Скажи мне, отец, хотя ты ни о чем меня не просил, можешь ли ты поверить в то, что мне не нужно от тебя ничего, кроме твоего обещания? Ты обещаешь, что отныне не будешь пытаться убить меня, и тогда я оставлю тебя здесь целым и невредимым. Я уеду из Венеции так же, как приехал, и никогда не буду пытаться причинить вред тебе или тем, кого ты любишь. Если ты не веришь этому сейчас, то поверишь, когда я покину тебя. Но для этого, отец, теперь ты должен уступить. Ты должен дать мне свое обещание. Вот для чего я приехал сюда. Вот почему я не убил тебя до сих пор. Я хочу, чтобы все было кончено между нами!
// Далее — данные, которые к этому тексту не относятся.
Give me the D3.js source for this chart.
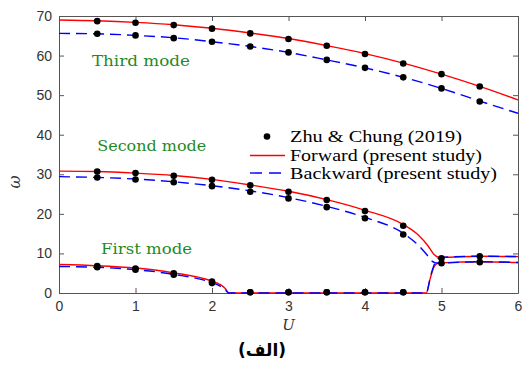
<!DOCTYPE html>
<html>
<head>
<meta charset="utf-8">
<script src="https://cdn.jsdelivr.net/npm/d3@7"></script>
<style>
  body { margin: 0; background: #fff; }
  svg { display: block; }
</style>
</head>
<body>
<svg id="chart" width="522" height="365"></svg>
<script>
const width = 522;
const height = 365;
const margin = { top: 16, right: 4, bottom: 72, left: 59 };

// Present study curves (U, omega)
const thirdU = [0, 0.5, 1, 1.5, 2, 2.5, 3, 3.5, 4, 4.5, 5, 5.5, 6];
const thirdFwd = [69.0, 68.8, 68.4, 67.8, 66.9, 65.7, 64.3, 62.5, 60.5, 58.1, 55.3, 52.2, 48.8];
const thirdBwd = [65.6, 65.5, 65.1, 64.5, 63.5, 62.3, 60.8, 58.9, 56.9, 54.5, 51.7, 48.5, 45.4];

const secondFwdU = [0, 0.5, 1, 1.5, 2, 2.5, 3, 3.5, 4, 4.5, 4.7, 4.82, 4.9, 4.95, 5, 5.5, 6];
const secondFwd = [30.8, 30.7, 30.3, 29.7, 28.7, 27.3, 25.7, 23.6, 20.9, 17.3, 14.6, 12.0, 9.8, 9.1, 9.0, 9.3, 9.2];
const secondBwdU = [0, 0.5, 1, 1.5, 2, 2.5, 3, 3.5, 4, 4.5, 4.7, 4.82, 4.88, 4.93, 5, 5.5, 6];
const secondBwd = [29.4, 29.2, 28.8, 28.1, 27.1, 25.8, 24.1, 21.9, 19.1, 15.1, 12.0, 9.4, 8.0, 7.6, 7.6, 7.9, 7.7];

const firstFwdU = [0, 0.5, 1, 1.5, 2, 2.1, 2.17, 2.22, 4.8, 4.85, 4.9, 4.95, 5, 5.5, 6];
const firstFwd = [7.2, 6.9, 6.3, 5.1, 3.0, 2.2, 1.2, 0, 0, 3.5, 6.5, 7.5, 7.6, 7.9, 7.7];
const firstBwdU = [0, 0.5, 1, 1.5, 2, 2.1, 2.17, 2.22, 4.8, 4.86, 4.92, 4.97, 5, 5.5, 6];
const firstBwd = [6.7, 6.5, 5.9, 4.7, 2.6, 1.8, 0.9, 0, 0, 4.5, 7.8, 8.9, 9.0, 9.3, 9.2];

// Zhu & Chung (2019) points
const zhuThirdU = [0.5, 1, 1.5, 2, 2.5, 3, 3.5, 4, 4.5, 5, 5.5];
const zhuThirdFwd = [68.7, 68.3, 67.7, 66.8, 65.6, 64.2, 62.5, 60.4, 58.0, 55.3, 52.2];
const zhuThirdBwd = [65.5, 65.1, 64.4, 63.5, 62.3, 60.8, 58.9, 56.9, 54.5, 51.7, 48.4];
const zhuSecondU = [0.5, 1, 1.5, 2, 2.5, 3, 3.5, 4, 4.5, 5, 5.5];
const zhuSecondFwd = [30.7, 30.3, 29.6, 28.6, 27.2, 25.6, 23.5, 20.7, 17.0, 8.8, 9.3];
const zhuSecondBwd = [29.2, 28.7, 28.0, 27.0, 25.6, 23.9, 21.7, 18.9, 14.8, 7.5, 7.8];
const zhuFirstU = [0.5, 1, 1.5, 2, 2.5, 3, 3.5, 4, 4.5];
const zhuFirstFwd = [6.8, 6.2, 5.0, 2.9, 0.2, 0.2, 0.2, 0.2, 0.2];
const zhuFirstBwd = [6.5, 5.9, 4.6, 2.5, 0.2, 0.2, 0.2, 0.2, 0.2];

const xTicks = [0, 1, 2, 3, 4, 5, 6];
const yTicks = [0, 10, 20, 30, 40, 50, 60, 70];
const modeLabels = [
  { text: "Third mode", u: 0.43, w: 57.4, len: 98 },
  { text: "Second mode", u: 0.5, w: 35.9, len: 109 },
  { text: "First mode", u: 0.55, w: 9.9, len: 91 }
];

const svg = d3.select("#chart");
const plotW = width - margin.left - margin.right;
const plotH = height - margin.top - margin.bottom;

const x = d3.scaleLinear().domain([0, 6]).range([margin.left, margin.left + plotW]);
const y = d3.scaleLinear().domain([0, 70]).range([margin.top + plotH, margin.top]);

const axisColor = "#555";

svg.append("clipPath").attr("id", "clip")
  .append("rect")
  .attr("x", margin.left).attr("y", margin.top)
  .attr("width", plotW).attr("height", plotH + 1);

// axes
const gx = svg.append("g")
  .attr("transform", "translate(0," + (margin.top + plotH) + ")")
  .call(d3.axisBottom(x).tickValues(xTicks).tickFormat(d3.format("d"))
    .tickSizeInner(-5).tickSizeOuter(0).tickPadding(8));
const gy = svg.append("g")
  .attr("transform", "translate(" + margin.left + ",0)")
  .call(d3.axisLeft(y).tickValues(yTicks).tickSizeInner(-5).tickSizeOuter(0).tickPadding(7));
const gt = svg.append("g")
  .attr("transform", "translate(0," + margin.top + ")")
  .call(d3.axisTop(x).tickValues(xTicks).tickSizeInner(-5).tickSizeOuter(0).tickFormat(""));
const gr = svg.append("g")
  .attr("transform", "translate(" + (margin.left + plotW) + ",0)")
  .call(d3.axisRight(y).tickValues(yTicks).tickSizeInner(-5).tickSizeOuter(0).tickFormat(""));

[gx, gy, gt, gr].forEach((g) => {
  g.select(".domain").attr("stroke", axisColor).attr("stroke-width", 1);
  g.selectAll(".tick line").attr("stroke", axisColor);
  g.selectAll(".tick text")
    .attr("fill", "#333")
    .style("font-family", "'Liberation Sans', Arial, sans-serif")
    .style("font-size", "14px");
});

// lines
const line = d3.line()
  .x((d) => x(d[0]))
  .y((d) => y(d[1]))
  .curve(d3.curveMonotoneX);

const zip = (us, ws) => us.map((u, i) => [u, ws[i]]);

const plot = svg.append("g").attr("clip-path", "url(#clip)");

const fwdSeries = [zip(thirdU, thirdFwd), zip(secondFwdU, secondFwd), zip(firstFwdU, firstFwd)];
const bwdSeries = [zip(thirdU, thirdBwd), zip(secondBwdU, secondBwd), zip(firstBwdU, firstBwd)];

plot.selectAll("path.fwd")
  .data(fwdSeries)
  .enter()
  .append("path")
  .attr("class", "fwd")
  .attr("d", line)
  .attr("fill", "none")
  .attr("stroke", "#ff0000")
  .attr("stroke-width", 1.4);

plot.selectAll("path.bwd")
  .data(bwdSeries)
  .enter()
  .append("path")
  .attr("class", "bwd")
  .attr("d", line)
  .attr("fill", "none")
  .attr("stroke", "#0000ff")
  .attr("stroke-width", 1.4)
  .attr("stroke-dasharray", "11,6");

// Zhu & Chung points
const dots = [].concat(
  zip(zhuThirdU, zhuThirdFwd), zip(zhuThirdU, zhuThirdBwd),
  zip(zhuSecondU, zhuSecondFwd), zip(zhuSecondU, zhuSecondBwd),
  zip(zhuFirstU, zhuFirstFwd), zip(zhuFirstU, zhuFirstBwd)
);

svg.append("g").selectAll("circle")
  .data(dots)
  .enter()
  .append("circle")
  .attr("cx", (d) => x(d[0]))
  .attr("cy", (d) => y(d[1]))
  .attr("r", 3.3)
  .attr("fill", "#000");

// mode labels
svg.append("g").selectAll("text")
  .data(modeLabels)
  .enter()
  .append("text")
  .attr("x", (d) => x(d.u))
  .attr("y", (d) => y(d.w))
  .attr("textLength", (d) => d.len)
  .attr("lengthAdjust", "spacingAndGlyphs")
  .attr("fill", "#1f8a1f")
  .style("font-family", "'DejaVu Serif', serif")
  .style("font-size", "14px")
  .text((d) => d.text);

// legend
const legend = svg.append("g").style("font-family", "'Liberation Serif', 'Times New Roman', serif").style("font-size", "17px");
const legendItems = [
  { label: "Zhu & Chung (2019)", type: "dot", cy: 136.5, len: 172 },
  { label: "Forward (present study)", type: "fwd", cy: 155.5, len: 192 },
  { label: "Backward (present study)", type: "bwd", cy: 173, len: 207 }
];
legendItems.forEach((it) => {
  if (it.type === "dot") {
    legend.append("circle").attr("cx", 267).attr("cy", it.cy).attr("r", 3.3).attr("fill", "#000");
  } else {
    legend.append("line")
      .attr("x1", 250).attr("x2", 285)
      .attr("y1", it.cy).attr("y2", it.cy)
      .attr("stroke", it.type === "fwd" ? "#ff0000" : "#0000ff")
      .attr("stroke-width", 1.4)
      .attr("stroke-dasharray", it.type === "bwd" ? "12,7" : null);
  }
  legend.append("text")
    .attr("x", 290)
    .attr("y", it.cy + 5.5)
    .attr("textLength", it.len)
    .attr("lengthAdjust", "spacingAndGlyphs")
    .attr("fill", "#000")
    .text(it.label);
});

// axis titles
svg.append("text")
  .attr("transform", "translate(20,182) rotate(-90)")
  .attr("text-anchor", "middle")
  .attr("fill", "#333")
  .style("font-family", "'DejaVu Serif', serif")
  .style("font-style", "italic")
  .style("font-size", "16px")
  .text("ω");

svg.append("text")
  .attr("x", x(3))
  .attr("y", 330)
  .attr("text-anchor", "middle")
  .attr("fill", "#333")
  .style("font-family", "'DejaVu Serif', serif")
  .style("font-style", "italic")
  .style("font-size", "15px")
  .text("U");

svg.append("text")
  .attr("x", 262)
  .attr("y", 356)
  .attr("text-anchor", "middle")
  .attr("fill", "#000")
  .style("font-family", "'DejaVu Sans', sans-serif")
  .style("font-weight", "bold")
  .style("font-size", "17px")
  .text("(الف)");
</script>
</body>
</html>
Я хочу, чтобы ты вернулся в наш дом, к моим братишкам. Я хочу, чтобы ты дал мне обещание!
Карло медленно нахмурился. Низким, утробным голосом пробормотал:
– Ты издеваешься надо мной…
Резкая судорога исказила лицо Тонио. Но уже через секунду оно разгладилось. Он опустил глаза.
– Отец, ради всего святого! – прошептал он. – Ради самой жизни!
Карло внимательно смотрел на него. Его зрение теперь было острым, болезненно острым, хотя вся комната уже погрузилась во тьму. И он испытывал такую ненависть к возвышавшейся над ним темной фигуре, что мало что иное могло сейчас проскользнуть в его сознание.